Funds may be refused|Mayor questions if city can afford to accept loan, grant

Published 12:15 am Saturday, February 20, 2010

By By MIKE VOSS
Contributing Editor

Washington has been selected to receive a $4 million loan and a $100,000 grant from the federal government to help pay for a new police station, but there are questions about whether the city should accept the funds.
The money, provided through the American Recovery and Reinvestment Act, will come from the U.S. Department of Agriculture’s community facilities program. The city has plans to combine the federal funds with $1 million from other sources, reads a news release from the city.
Two years ago, a previous council determined that building a new police station was among the city’s top four priorities. That determination came at the council’s planning session held Feb. 20, 2008. That previous council, replaced by the existing council in December 2009, decided to aggressively seek federal stimulus funds to help pay for the new police station.

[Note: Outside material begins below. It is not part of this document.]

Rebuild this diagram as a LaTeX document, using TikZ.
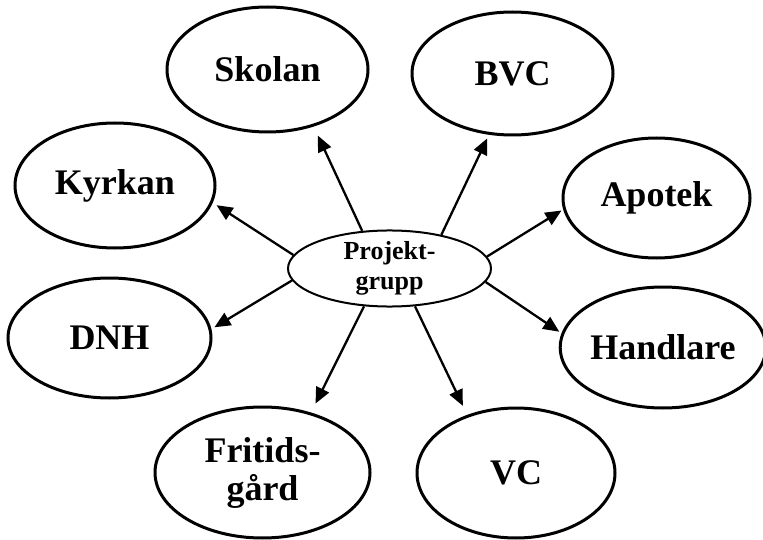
\documentclass[tikz,border=0pt]{standalone}
\usepackage{fontspec}
\setmainfont{Liberation Serif}
\usetikzlibrary{shapes.geometric,arrows.meta}
\begin{document}
\begin{tikzpicture}[x=1pt,y=1pt,
  oval/.style={ellipse,draw,line width=3pt,inner sep=0pt,align=center,
    font=\bfseries\fontsize{36}{38}\selectfont},
  hub/.style={ellipse,draw,line width=2pt,inner sep=0pt,align=center,
    font=\bfseries\fontsize{26}{30}\selectfont},
  arr/.style={line width=2.3pt,-{Triangle[length=16pt,width=14pt]}}]
\useasboundingbox (0,0) rectangle (763,-540);
\node[oval,minimum width=201pt,minimum height=125pt] (sk) at (267.5,-69.5) {Skolan};
\node[oval,minimum width=201pt,minimum height=123pt] (bvc) at (512.5,-73.5) {BVC};
\node[oval,minimum width=200pt,minimum height=125pt] (ky) at (115,-185.5) {Kyrkan};
\node[oval,minimum width=187pt,minimum height=120pt] (ap) at (656.5,-198) {Apotek};
\node[oval,minimum width=196pt,minimum height=121pt] (ha) at (663,-347.5) {Handlare};
\node[oval,minimum width=203pt,minimum height=120pt] (dnh) at (109.5,-338) {DNH};
\node[oval,minimum width=215pt,minimum height=131pt] (fr) at (262.5,-472.5) {Fritids-\\gård};
\node[oval,minimum width=198pt,minimum height=130pt] (vc) at (516,-473) {VC};
\node[hub,minimum width=203pt,minimum height=73pt] (p) at (389.5,-268.5) {Projekt-\\grupp};
\draw[arr,shorten >=10pt] (p.126) -- (sk.-51);
\draw[arr,shorten >=4pt] (p.33) -- (bvc.-111);
\draw[arr,shorten >=4.5pt] (p.172) -- (ky.-10);
\draw[arr,shorten >=3.5pt] (p.187) -- (dnh.5);
\draw[arr,shorten >=2pt] (p.7) -- (ap.187);
\draw[arr,shorten >=2.7pt] (p.-8) -- (ha.172);
\draw[arr,shorten >=10pt] (p.-124) -- (fr.51);
\draw[arr,shorten >=10pt] (p.-56) -- (vc.130);
\end{tikzpicture}
\end{document}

Mayor Archie Jennings said the city may not want to accept the federal funds at this time. Jennings said he and some City Council members are worried about “gotten the cart before the horse” in regard to building a new police station.
“We’re not ready to build a police station yet. We haven’t selected a site,” Jennings said.

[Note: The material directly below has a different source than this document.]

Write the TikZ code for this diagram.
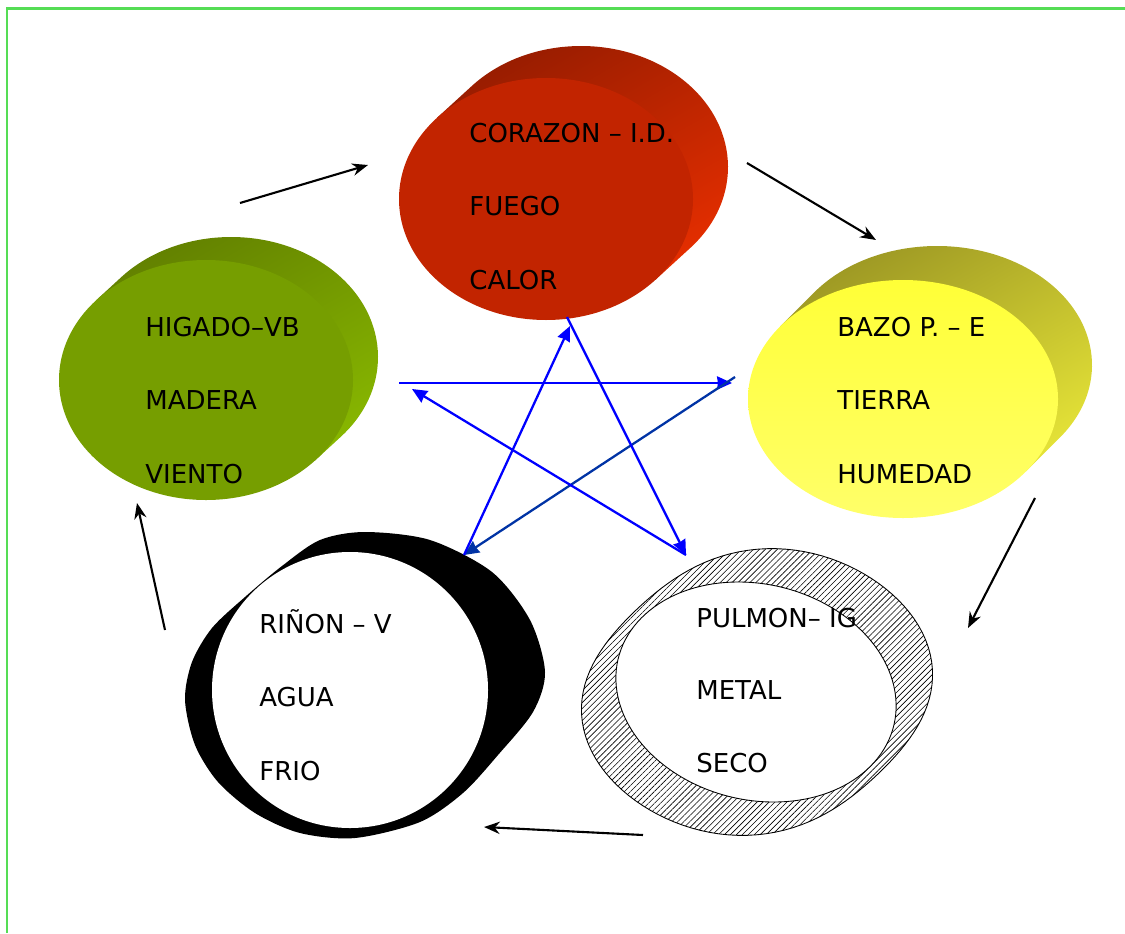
\documentclass[tikz,border=0pt]{standalone}
\usepackage{fontspec}
\setmainfont{DejaVu Sans}
\usetikzlibrary{patterns.meta, arrows.meta}

\definecolor{framegreen}{RGB}{85,221,85}
\definecolor{redfront}{RGB}{194,36,0}
\definecolor{redtop}{RGB}{150,28,0}
\definecolor{redside}{RGB}{228,46,0}
\definecolor{greenfront}{RGB}{118,158,0}
\definecolor{greentop}{RGB}{98,128,0}
\definecolor{greenside}{RGB}{135,182,0}
\definecolor{yellowfront}{RGB}{255,255,55}
\definecolor{yellowlow}{RGB}{255,255,105}
\definecolor{yellowtop}{RGB}{155,150,35}
\definecolor{yellowside}{RGB}{228,226,55}
\definecolor{starnavy}{RGB}{0,51,165}

\begin{document}
\begin{tikzpicture}[
    x=0.02cm, y=-0.02cm,
    txt/.style={font=\fontsize{14.8}{17}\selectfont, anchor=base west, inner sep=0pt},
    gen/.style={->, >={Stealth[length=9pt, width=7pt]}, line width=1.2pt, black},
    dom/.style={->, >={Stealth[length=8.5pt, width=7.5pt, inset=0.5pt]}, line width=1.3pt, blue},
    hatch/.style={pattern={Lines[angle=45, distance=2.4pt, line width=0.35pt]}, line width=0.5pt}
]
   \useasboundingbox (0,0) rectangle (1125,933);

   % Page frame
   \draw[framegreen, line width=1.2pt] (7,933) -- (7,8.5) -- (1125,8.5);

   % Discs with colors: back side first, then the front face
   \shade[top color=redtop, bottom color=redside, shading angle=30]
     (546,199) ++(222:147 and 121) -- ++(35,-32)
     arc[start angle=222, end angle=402, x radius=147, y radius=121] -- ++(-35,32) -- cycle;
   \fill[redfront] (546,199) ellipse[x radius=147, y radius=121];

   \shade[top color=greentop, bottom color=greenside, shading angle=30]
     (206,380) ++(222:147 and 120) -- ++(25,-23)
     arc[start angle=222, end angle=402, x radius=147, y radius=120] -- ++(-25,23) -- cycle;
   \fill[greenfront] (206,380) ellipse[x radius=147, y radius=120];

   \shade[top color=yellowtop, bottom color=yellowside, shading angle=30]
     (903,399) ++(217.5:155 and 119) -- ++(34,-34)
     arc[start angle=217.5, end angle=397.5, x radius=155, y radius=119] -- ++(-34,34) -- cycle;
   \shade[top color=yellowfront, bottom color=yellowlow] (903,399) ellipse[x radius=155, y radius=119];

   \fill[black] plot[smooth cycle] coordinates {(365,532) (430,540) (492,572) (530,620)
     (545,672) (533,712) (498,755) (463,793) (420,822) (355,838) (300,833) (255,813)
     (218,782) (195,745) (185,700) (192,662) (212,628) (245,597) (282,566) (320,540)};
   \fill[white] (350,690) circle[radius=138];

   \draw[hatch] plot[domain=0:360, samples=121, variable=\t]
     ({757+182*cos(\t)*(1-0.13*(cos(\t-40)*cos(\t-40))^2)},
      {692+146*sin(\t)*(1-0.13*(cos(\t-40)*cos(\t-40))^2)}) -- cycle;
   \draw[fill=white, line width=0.5pt, shift={(756,692)}, xslant=-0.16]
     (0,0) ellipse[x radius=139, y radius=110];

   % Labels
   \node[txt] (corazon) at (469,142) {CORAZON – I.D.};
   \node[txt] (fuego) at ([yshift=-1.474cm]corazon.base west) {FUEGO};
   \node[txt] (calor) at ([yshift=-1.474cm]fuego.base west) {CALOR};

   \node[txt] (higado) at (145,336) {HIGADO–VB};
   \node[txt] (madera) at ([yshift=-1.474cm]higado.base west) {MADERA};
   \node[txt] (viento) at ([yshift=-1.474cm]madera.base west) {VIENTO};

   \node[txt] (bazo) at (837,336) {BAZO P. – E};
   \node[txt] (tierra) at ([yshift=-1.474cm]bazo.base west) {TIERRA};
   \node[txt] (humedad) at ([yshift=-1.474cm]tierra.base west) {HUMEDAD};

   \node[txt] (rinon) at (259,633) {RIÑON – V};
   \node[txt] (agua) at ([yshift=-1.474cm]rinon.base west) {AGUA};
   \node[txt] (frio) at ([yshift=-1.474cm]agua.base west) {FRIO};

   \node[txt] (pulmon) at (696,627) {PULMON– IG};
   \node[txt] (metal) at ([yshift=-1.46cm]pulmon.base west) {METAL};
   \node[txt] (seco) at ([yshift=-1.46cm]metal.base west) {SECO};

   % Arrow ends
   \coordinate (madFue1) at (240,203);
   \coordinate (madFue2) at (368,165);
   \coordinate (fueTie1) at (747,163);
   \coordinate (fueTie2) at (876,240);
   \coordinate (tieMet1) at (1035,498);
   \coordinate (tieMet2) at (968,628);
   \coordinate (metAgu1) at (643,835);
   \coordinate (metAgu2) at (484,827);
   \coordinate (aguMad1) at (165,630);
   \coordinate (aguMad2) at (137,503);

   \coordinate (kTop) at (570,326);
   \coordinate (kTopB) at (567,317);
   \coordinate (kLeft) at (399,383);
   \coordinate (kLeftB) at (412,389);
   \coordinate (kRight) at (732,383);
   \coordinate (kRightB) at (735,377);
   \coordinate (kLowL) at (464,555);
   \coordinate (kLowR) at (686,555);

   % Cycle arrows
   \draw[gen] (madFue1) -- (madFue2);
   \draw[gen] (fueTie1) -- (fueTie2);
   \draw[gen] (tieMet1) -- (tieMet2);
   \draw[gen] (metAgu1) -- (metAgu2);
   \draw[gen] (aguMad1) -- (aguMad2);

   % Star
   \draw[dom] (kLeft) -- (kRight);
   \draw[dom, starnavy] (kRightB) -- (kLowL);
   \draw[dom] (kLowL) -- (kTop);
   \draw[dom] (kTopB) -- (kLowR);
   \draw[dom] (kLowR) -- (kLeftB);
\end{tikzpicture}
\end{document}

The mayor also said there is no design for the new police station and that he and council members want to further explore all facets regarding the construction of a new police station and how the city would pay for it.
“Without any of those decisions being made, I don’t see how we can’t act on the USDA award,” Jennings said.
The mayor said he and the council are not sure the city, at this time, can afford a $4 million loan.
“My recommendation would be that we not borrow that amount of money. I don’t think we can afford to borrow that much money,” Jennings said.
The mayor did say it’s “good to know there’s a source of funding for those type of projects.”
Jennings’ concerns with a new police station go back to at least August 2009. At a council meeting that month, Jennings, then a councilman, expressed concern about the city moving too quickly when it comes to finding a site on which to build a new police station.
Councilman Doug Mercer has view similar to the mayor’s.
“I’m surprised we got the grant to begin with. … I don’t know that we can accept the grant because we don’t know what we are going to build and where we are gong to build it.”
Without knowing that information, it’s difficult to know how much the new station will cost, he noted.
“I’m not sure we can either,” Mercer said when he learned of the mayor’s comment on whether the city can afford to accept the loan.
“You’ve got to cut costs somewhere,” he said.
Mercer worries that accepting the loan add to city’s mounting debt-service costs. Paying back the loan over 40 years would cost the city $100,000 plus interest each year during the pay-back period, Mercer said. That amount, on its own, likely would be affordable for the city, but adding that debt to other existing debt could present a financial burden to overcome, Mercer said.
Mercer noted that it would take about a 2-cent increase in the city’s property-tax rate to pay for an additional $100,000 in debt, if no other funding source to pay for that additional debt existed.
The loan and grant will allow for construction of a new police station to replace the 34-year-old existing police station on West Third Street, a station that’s in flood plain an insufficient to accommodate the needs of the city’s law-enforcement activities, reads the release.
In December, the council received a report concerning 18 possible sites for a new police station. Since then, the council has been reviewing the report and other information related to building a new police station. The council appointed a subcommittee to study the financing of a new police station. That committee is scheduled to meet at 9 a.m. Tuesday in the mayor’s conference room.